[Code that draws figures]
····················

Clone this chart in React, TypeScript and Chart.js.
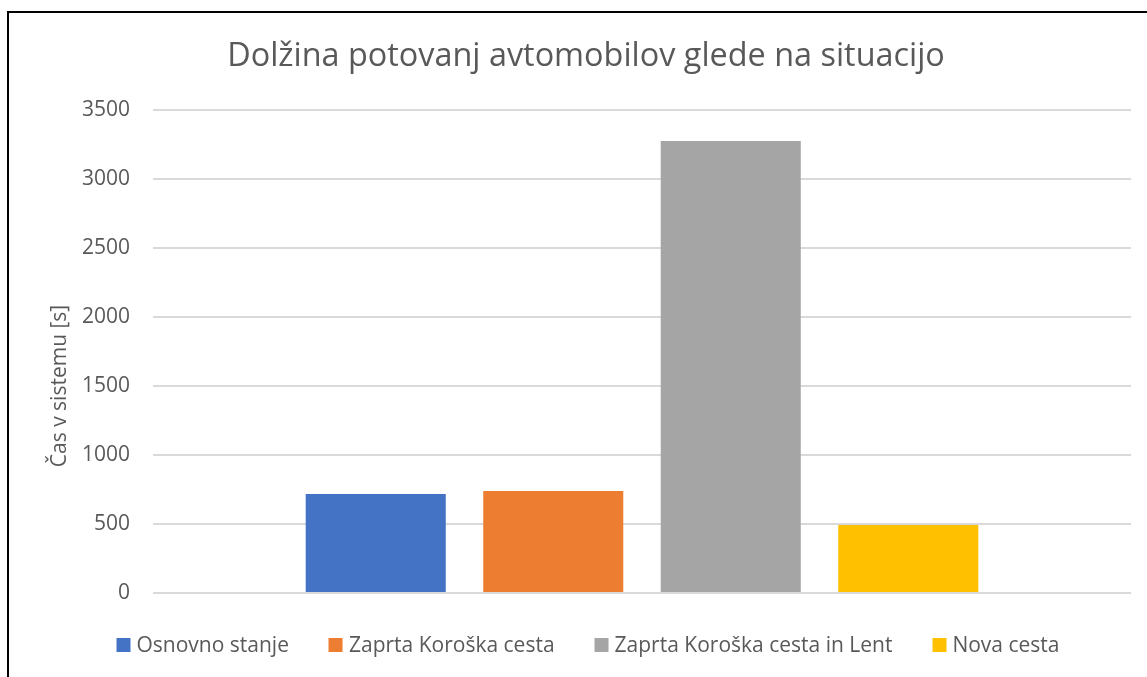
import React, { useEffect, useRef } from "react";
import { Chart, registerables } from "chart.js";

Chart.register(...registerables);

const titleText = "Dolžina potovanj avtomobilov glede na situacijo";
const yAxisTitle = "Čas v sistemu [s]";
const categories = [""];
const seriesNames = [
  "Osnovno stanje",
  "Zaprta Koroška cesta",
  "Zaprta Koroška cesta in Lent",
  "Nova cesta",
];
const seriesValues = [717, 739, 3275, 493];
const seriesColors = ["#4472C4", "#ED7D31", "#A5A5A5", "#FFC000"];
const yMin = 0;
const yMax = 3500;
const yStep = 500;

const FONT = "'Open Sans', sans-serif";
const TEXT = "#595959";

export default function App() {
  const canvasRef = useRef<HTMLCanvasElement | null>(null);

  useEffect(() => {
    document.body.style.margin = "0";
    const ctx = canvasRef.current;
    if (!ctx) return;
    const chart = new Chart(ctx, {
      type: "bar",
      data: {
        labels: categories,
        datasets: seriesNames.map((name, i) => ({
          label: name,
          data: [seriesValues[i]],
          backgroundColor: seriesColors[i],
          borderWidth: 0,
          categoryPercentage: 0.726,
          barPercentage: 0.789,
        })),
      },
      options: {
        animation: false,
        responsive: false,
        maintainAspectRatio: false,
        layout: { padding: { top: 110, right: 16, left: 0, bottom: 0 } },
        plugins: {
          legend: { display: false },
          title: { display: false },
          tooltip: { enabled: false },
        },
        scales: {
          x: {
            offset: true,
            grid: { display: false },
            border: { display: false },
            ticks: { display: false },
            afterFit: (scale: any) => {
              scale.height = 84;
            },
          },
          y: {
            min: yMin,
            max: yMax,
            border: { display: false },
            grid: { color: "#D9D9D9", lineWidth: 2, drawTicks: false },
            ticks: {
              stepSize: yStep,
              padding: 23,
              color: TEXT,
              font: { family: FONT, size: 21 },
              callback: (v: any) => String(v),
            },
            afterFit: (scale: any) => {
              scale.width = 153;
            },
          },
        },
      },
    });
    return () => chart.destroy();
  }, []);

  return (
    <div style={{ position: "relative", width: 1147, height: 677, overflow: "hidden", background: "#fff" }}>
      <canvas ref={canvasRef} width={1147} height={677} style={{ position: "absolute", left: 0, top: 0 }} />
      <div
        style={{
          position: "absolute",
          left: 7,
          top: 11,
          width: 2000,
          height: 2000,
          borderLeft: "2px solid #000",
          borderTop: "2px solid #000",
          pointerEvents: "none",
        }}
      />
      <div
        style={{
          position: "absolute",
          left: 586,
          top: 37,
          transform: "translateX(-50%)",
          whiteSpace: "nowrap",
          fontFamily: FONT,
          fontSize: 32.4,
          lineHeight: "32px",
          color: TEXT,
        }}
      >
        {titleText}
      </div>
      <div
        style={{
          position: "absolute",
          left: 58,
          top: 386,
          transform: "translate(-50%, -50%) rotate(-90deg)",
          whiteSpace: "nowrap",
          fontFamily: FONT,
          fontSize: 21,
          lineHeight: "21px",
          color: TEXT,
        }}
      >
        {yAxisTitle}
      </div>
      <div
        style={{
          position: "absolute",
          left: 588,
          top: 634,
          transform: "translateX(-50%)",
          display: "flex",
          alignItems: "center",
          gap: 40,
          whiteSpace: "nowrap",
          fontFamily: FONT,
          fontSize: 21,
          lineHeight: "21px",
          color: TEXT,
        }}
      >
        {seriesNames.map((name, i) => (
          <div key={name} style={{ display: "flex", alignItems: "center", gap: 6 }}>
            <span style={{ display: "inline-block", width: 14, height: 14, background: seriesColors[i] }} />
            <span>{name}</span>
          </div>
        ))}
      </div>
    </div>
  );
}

····················

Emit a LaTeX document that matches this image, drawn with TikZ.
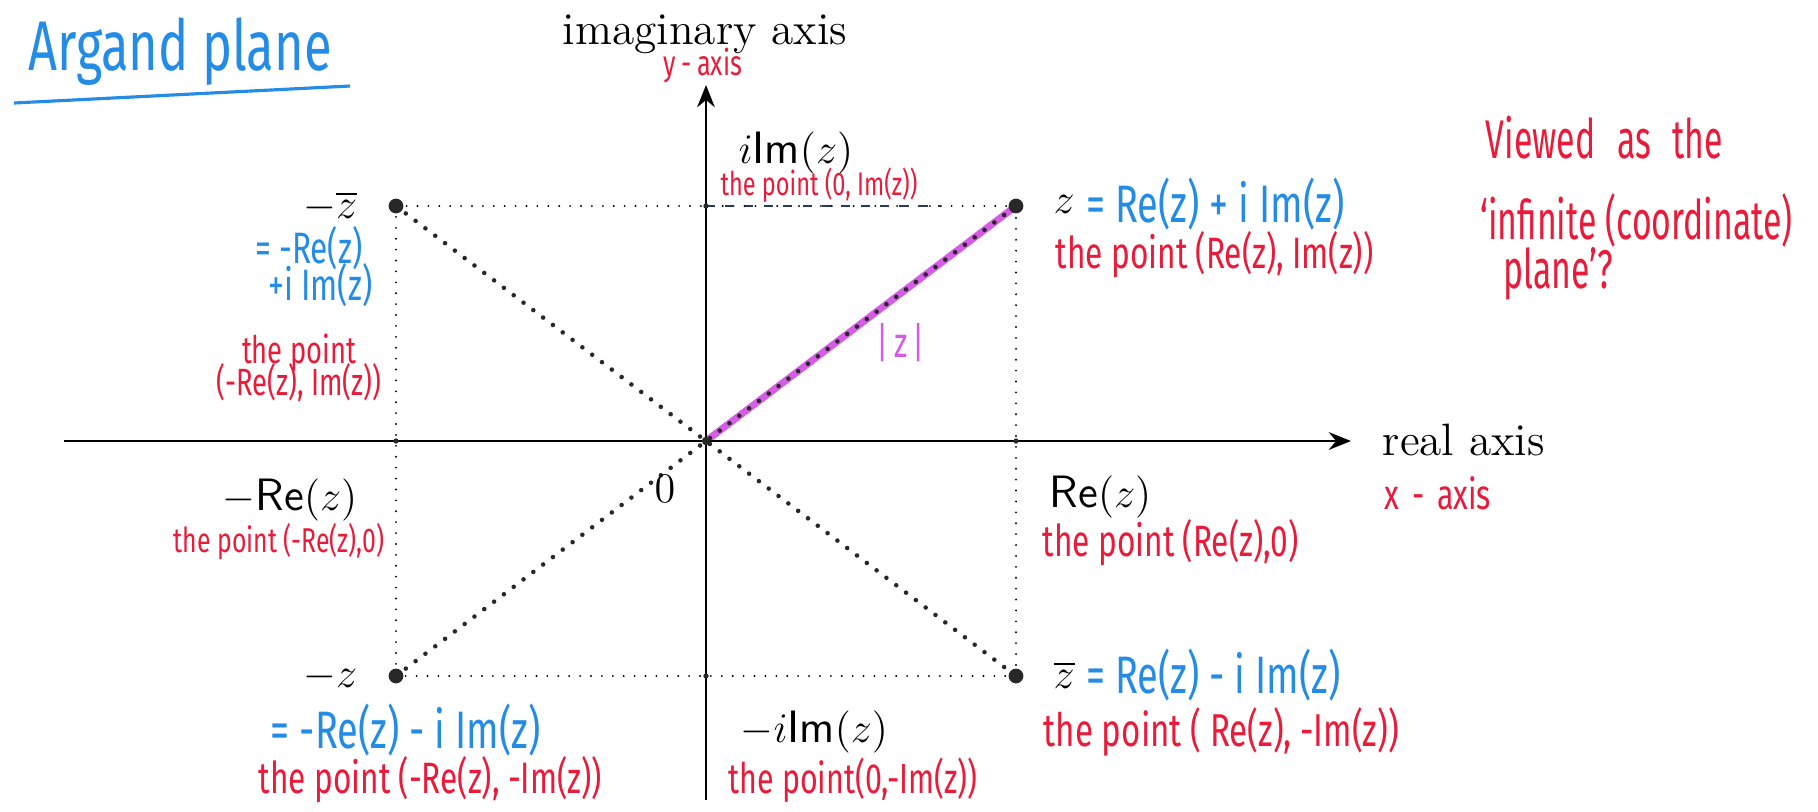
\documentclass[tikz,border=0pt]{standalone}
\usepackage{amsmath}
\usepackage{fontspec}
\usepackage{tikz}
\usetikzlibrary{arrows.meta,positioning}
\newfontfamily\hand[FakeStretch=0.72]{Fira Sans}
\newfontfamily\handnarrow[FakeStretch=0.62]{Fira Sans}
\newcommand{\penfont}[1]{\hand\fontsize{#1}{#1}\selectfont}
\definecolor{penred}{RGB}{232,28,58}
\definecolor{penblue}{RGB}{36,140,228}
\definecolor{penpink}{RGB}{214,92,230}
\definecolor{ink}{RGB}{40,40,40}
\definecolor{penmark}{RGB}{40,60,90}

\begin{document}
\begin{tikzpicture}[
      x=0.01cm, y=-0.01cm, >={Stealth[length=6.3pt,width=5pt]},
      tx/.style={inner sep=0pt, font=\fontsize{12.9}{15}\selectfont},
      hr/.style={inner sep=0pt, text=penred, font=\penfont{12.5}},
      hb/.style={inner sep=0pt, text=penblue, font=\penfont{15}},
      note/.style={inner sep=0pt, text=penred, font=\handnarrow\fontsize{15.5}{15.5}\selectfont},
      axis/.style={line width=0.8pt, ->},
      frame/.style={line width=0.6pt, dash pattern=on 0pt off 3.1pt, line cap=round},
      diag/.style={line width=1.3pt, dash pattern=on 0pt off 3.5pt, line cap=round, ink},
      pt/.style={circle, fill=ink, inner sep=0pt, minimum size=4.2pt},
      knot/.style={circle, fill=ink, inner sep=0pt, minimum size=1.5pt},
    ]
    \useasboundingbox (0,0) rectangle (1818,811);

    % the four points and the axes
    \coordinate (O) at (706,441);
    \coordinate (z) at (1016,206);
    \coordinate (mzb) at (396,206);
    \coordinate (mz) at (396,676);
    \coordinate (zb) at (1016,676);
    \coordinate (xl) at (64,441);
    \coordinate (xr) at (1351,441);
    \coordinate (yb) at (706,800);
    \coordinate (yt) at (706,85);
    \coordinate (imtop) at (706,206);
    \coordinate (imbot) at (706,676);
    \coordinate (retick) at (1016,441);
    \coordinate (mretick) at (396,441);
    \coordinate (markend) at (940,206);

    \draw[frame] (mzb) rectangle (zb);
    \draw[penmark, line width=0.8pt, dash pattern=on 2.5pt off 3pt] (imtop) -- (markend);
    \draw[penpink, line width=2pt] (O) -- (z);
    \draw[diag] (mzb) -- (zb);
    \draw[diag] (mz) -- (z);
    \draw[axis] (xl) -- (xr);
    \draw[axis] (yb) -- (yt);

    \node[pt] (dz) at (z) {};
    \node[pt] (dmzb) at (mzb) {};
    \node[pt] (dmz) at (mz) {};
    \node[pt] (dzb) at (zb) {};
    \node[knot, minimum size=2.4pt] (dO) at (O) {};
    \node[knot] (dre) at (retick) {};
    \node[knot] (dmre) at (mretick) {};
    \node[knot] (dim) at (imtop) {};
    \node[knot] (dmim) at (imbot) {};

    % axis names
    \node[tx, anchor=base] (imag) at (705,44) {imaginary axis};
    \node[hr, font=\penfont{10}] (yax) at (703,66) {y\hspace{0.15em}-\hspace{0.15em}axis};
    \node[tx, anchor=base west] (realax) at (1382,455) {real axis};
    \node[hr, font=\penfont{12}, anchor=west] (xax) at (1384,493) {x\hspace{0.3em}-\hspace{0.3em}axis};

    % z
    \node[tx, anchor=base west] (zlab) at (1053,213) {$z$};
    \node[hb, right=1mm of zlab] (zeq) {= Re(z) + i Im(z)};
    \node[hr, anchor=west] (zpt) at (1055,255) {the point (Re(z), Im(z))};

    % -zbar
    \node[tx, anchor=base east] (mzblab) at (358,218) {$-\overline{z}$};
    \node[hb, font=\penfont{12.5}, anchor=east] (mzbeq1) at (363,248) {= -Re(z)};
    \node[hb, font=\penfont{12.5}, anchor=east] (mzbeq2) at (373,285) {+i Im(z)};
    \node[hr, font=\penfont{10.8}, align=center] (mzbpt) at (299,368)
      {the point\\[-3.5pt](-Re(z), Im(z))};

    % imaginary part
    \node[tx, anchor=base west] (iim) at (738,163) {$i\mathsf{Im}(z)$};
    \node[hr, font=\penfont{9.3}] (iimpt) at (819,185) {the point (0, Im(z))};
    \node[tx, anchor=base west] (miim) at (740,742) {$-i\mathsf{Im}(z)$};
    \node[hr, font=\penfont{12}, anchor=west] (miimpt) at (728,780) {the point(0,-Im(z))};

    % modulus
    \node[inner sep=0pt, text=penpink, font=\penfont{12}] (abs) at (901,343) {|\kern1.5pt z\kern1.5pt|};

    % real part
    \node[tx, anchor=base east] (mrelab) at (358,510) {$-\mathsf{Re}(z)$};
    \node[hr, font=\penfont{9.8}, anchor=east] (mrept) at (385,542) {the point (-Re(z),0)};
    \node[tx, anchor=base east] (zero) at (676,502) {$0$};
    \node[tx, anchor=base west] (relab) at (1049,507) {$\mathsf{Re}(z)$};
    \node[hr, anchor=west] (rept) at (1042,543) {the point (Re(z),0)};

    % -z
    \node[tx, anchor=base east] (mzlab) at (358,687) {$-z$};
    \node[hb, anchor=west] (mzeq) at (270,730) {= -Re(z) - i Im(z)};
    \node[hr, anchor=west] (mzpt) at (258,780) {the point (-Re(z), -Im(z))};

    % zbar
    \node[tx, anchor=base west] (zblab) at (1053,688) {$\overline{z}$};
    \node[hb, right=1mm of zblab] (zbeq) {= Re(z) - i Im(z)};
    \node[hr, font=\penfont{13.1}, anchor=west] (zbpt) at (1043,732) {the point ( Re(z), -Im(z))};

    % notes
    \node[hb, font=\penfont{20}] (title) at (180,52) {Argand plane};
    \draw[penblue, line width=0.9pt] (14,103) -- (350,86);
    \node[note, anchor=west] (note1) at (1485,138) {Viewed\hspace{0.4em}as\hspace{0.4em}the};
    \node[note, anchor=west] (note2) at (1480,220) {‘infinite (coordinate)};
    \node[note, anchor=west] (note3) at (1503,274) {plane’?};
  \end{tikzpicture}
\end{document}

····················

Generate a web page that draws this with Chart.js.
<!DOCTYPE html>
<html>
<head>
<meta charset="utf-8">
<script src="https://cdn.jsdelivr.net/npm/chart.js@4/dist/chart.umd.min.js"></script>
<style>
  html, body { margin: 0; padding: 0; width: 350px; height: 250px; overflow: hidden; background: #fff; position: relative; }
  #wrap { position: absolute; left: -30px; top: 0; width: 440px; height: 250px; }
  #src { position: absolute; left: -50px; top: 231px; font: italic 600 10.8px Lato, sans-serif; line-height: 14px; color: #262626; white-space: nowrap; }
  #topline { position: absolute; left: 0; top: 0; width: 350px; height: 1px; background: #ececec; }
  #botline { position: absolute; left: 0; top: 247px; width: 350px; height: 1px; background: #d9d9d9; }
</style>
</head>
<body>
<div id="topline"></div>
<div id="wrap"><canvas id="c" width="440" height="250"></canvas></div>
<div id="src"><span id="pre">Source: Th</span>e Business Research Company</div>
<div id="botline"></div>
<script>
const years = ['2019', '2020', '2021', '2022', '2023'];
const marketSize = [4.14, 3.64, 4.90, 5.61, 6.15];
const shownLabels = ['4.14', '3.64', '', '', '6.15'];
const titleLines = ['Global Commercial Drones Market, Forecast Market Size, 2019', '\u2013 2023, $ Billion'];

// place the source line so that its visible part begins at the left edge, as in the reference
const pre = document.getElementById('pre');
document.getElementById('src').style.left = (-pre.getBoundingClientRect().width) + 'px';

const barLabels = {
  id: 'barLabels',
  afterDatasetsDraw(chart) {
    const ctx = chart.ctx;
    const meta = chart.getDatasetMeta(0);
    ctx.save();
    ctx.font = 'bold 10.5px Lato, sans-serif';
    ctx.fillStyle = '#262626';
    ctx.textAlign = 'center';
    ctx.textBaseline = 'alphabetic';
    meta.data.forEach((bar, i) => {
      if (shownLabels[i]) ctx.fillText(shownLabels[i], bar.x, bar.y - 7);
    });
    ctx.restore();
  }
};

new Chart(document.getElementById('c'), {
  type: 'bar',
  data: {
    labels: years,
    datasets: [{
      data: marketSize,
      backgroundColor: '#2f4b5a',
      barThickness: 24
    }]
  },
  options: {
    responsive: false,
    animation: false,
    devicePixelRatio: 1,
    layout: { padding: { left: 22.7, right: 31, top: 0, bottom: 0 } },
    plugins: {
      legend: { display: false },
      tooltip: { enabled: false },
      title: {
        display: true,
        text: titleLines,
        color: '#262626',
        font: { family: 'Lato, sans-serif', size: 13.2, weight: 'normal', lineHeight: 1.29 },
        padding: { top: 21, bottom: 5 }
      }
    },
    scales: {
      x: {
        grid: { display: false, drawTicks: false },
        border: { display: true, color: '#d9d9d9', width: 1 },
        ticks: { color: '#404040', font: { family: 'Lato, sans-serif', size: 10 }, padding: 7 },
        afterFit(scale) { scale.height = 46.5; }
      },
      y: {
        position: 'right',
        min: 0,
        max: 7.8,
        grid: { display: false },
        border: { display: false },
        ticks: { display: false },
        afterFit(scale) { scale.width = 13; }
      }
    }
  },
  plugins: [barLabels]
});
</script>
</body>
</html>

····················

Leave the pictures out and print, exactly as written, every line from the one holding "Clone this chart" down to the one holding "const canvasRef = useRef<HTMLCanvasElement", both of those included.

• **SOLUTION TO THE EXERCISE**:
Clone this chart in React, TypeScript and Chart.js.
import React, { useEffect, useRef } from "react";
import { Chart, registerables } from "chart.js";

Chart.register(...registerables);

const titleText = "Dolžina potovanj avtomobilov glede na situacijo";
const yAxisTitle = "Čas v sistemu [s]";
const categories = [""];
const seriesNames = [
  "Osnovno stanje",
  "Zaprta Koroška cesta",
  "Zaprta Koroška cesta in Lent",
  "Nova cesta",
];
const seriesValues = [717, 739, 3275, 493];
const seriesColors = ["#4472C4", "#ED7D31", "#A5A5A5", "#FFC000"];
const yMin = 0;
const yMax = 3500;
const yStep = 500;

const FONT = "'Open Sans', sans-serif";
const TEXT = "#595959";

export default function App() {
  const canvasRef = useRef<HTMLCanvasElement | null>(null);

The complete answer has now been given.